Tal vez, simplemente, las víctimas de Stalin no les parecieron interesantes. Tal vez, después de la guerra civil y la victoria franquista, sus propios lutos les cerraron los ojos a los ajenos y por esta razón Rafael Alberti y Pablo Neruda, quien hallaría la raíz poderosa de su militancia comunista en España, siguieron siendo los exaltados servidores del régimen estalinista.

Conviene escribirlo ya, porque a veces la derrota y el destierro hacen limpias causas que no lo fueron. Conviene escribirlo ya, o repetirlo, pues los historiadores ya han navegado lo suficiente por el pasado de nuestros antiguos revolucionarios comunistas, y al lado de sus tragedias personales también han desenterrado sus fanatismos, sus traiciones y depuraciones sangrientas, su discurso contra los enemigos del pueblo y su lenguaje y profesión estalinista, sus vagabundeos al servicio de Moscú y sus posteriores ocultamientos. Conviene escribirlo ya, porque, después de los metros y metros de libros que se han redactado sobre nuestro siglo XX, todavía hay quien trata de inventarse a sus antepasados políticos de la Segunda República y de la guerra civil, transformándolos en lo que no fueron.
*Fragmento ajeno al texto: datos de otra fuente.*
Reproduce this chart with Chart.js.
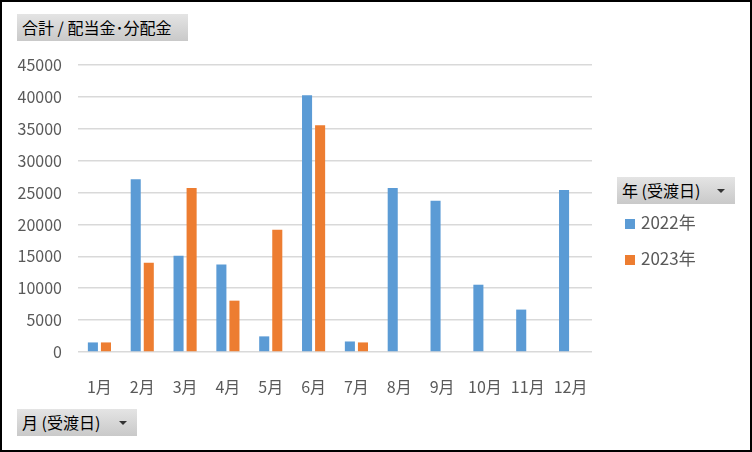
<!DOCTYPE html>
<html>
<head>
<meta charset="utf-8">
<script src="https://cdn.jsdelivr.net/npm/chart.js@4/dist/chart.umd.min.js"></script>
<style>
  html, body { margin: 0; padding: 0; background: #fff; }
  #wrap { position: relative; width: 752px; height: 452px; font-family: "Noto Sans CJK JP", "Noto Sans", sans-serif; }
  #frame { position: absolute; left: 0; top: 0; width: 752px; height: 452px; box-sizing: border-box; border: 2px solid #000; pointer-events: none; }
  canvas { position: absolute; left: 0; top: 0; }
  .btn { position: absolute; height: 27px; line-height: 27px; font-size: 16px; color: #000;
         background: linear-gradient(#e4e4e4, #c9c9c9); padding-left: 5px; box-sizing: border-box; white-space: nowrap; }
  .btn .arr { position: absolute; right: 10px; top: 12px; width: 0; height: 0;
              border-left: 4px solid transparent; border-right: 4px solid transparent; border-top: 4px solid #333; }
  #legend { position: absolute; left: 625px; top: 208px; font-size: 17px; color: #595959; }
  #legend div { height: 36px; line-height: 28px; white-space: nowrap; }
  #legend span.sw { display: inline-block; width: 10px; height: 10px; margin-right: 6px; vertical-align: 0px; }
</style>
</head>
<body>
<div id="wrap">
  <canvas id="chart" width="752" height="452"></canvas>
  <div class="btn" style="left:17px;top:14px;width:171px;">合計 / 配当金･分配金</div>
  <div class="btn" style="left:617px;top:177px;width:118px;">年 (受渡日)<span class="arr"></span></div>
  <div class="btn" style="left:17px;top:409px;width:120px;">月 (受渡日)<span class="arr"></span></div>
  <div id="legend"></div>
  <div id="frame"></div>
</div>
<script>
const months = ['1月', '2月', '3月', '4月', '5月', '6月', '7月', '8月', '9月', '10月', '11月', '12月'];
const seriesNames = ['2022年', '2023年'];
const values2022 = [1500, 27100, 15100, 13700, 2450, 40250, 1650, 25700, 23700, 10550, 6650, 25400];
const values2023 = [1500, 14000, 25700, 8050, 19150, 35550, 1500, null, null, null, null, null];
const colors = ['#5B9BD5', '#ED7D31'];

const chart = new Chart(document.getElementById('chart'), {
  type: 'bar',
  data: {
    labels: months,
    datasets: [
      { label: seriesNames[0], data: values2022, backgroundColor: colors[0] },
      { label: seriesNames[1], data: values2023, backgroundColor: colors[1] },
    ],
  },
  options: {
    responsive: false,
    animation: false,
    categoryPercentage: 0.61,
    barPercentage: 0.77,
    layout: { padding: { left: 0, top: 65, right: 160, bottom: 0 } },
    plugins: { legend: { display: false }, tooltip: { enabled: false } },
    scales: {
      x: {
        grid: { display: false },
        border: { display: false },
        ticks: { color: '#595959', font: { family: 'Noto Sans CJK JP', size: 16 }, padding: 17, maxRotation: 0 },
        afterFit: (s) => { s.height = 100; },
      },
      y: {
        min: 0,
        max: 45000,
        grid: { color: '#d9d9d9', lineWidth: 1.5, drawTicks: false },
        border: { display: false },
        ticks: {
          stepSize: 5000,
          color: '#595959',
          font: { family: 'Noto Sans CJK JP', size: 16 },
          padding: 16,
          callback: (v) => String(v),
        },
        afterFit: (s) => { s.width = 78; },
      },
    },
  },
});

// legend built from the chart datasets
const legend = document.getElementById('legend');
chart.data.datasets.forEach((ds) => {
  const row = document.createElement('div');
  row.innerHTML = `<span class="sw" style="background:${ds.backgroundColor}"></span>${ds.label}`;
  legend.appendChild(row);
});
</script>
</body>
</html>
Conviene repetirlo, porque a veces puede caerse en la falsedad de considerar digna de mejor causa la defendida por quienes perdieron las guerras de su tiempo, porque a veces la derrota envuelve a sus protagonistas en un crepúsculo mitológico que seduce y fascina cuando se mira a distancia, porque a veces los vencedores y su terrible administración de la victoria hace a los perdedores mejores de lo que, en realidad, fueron.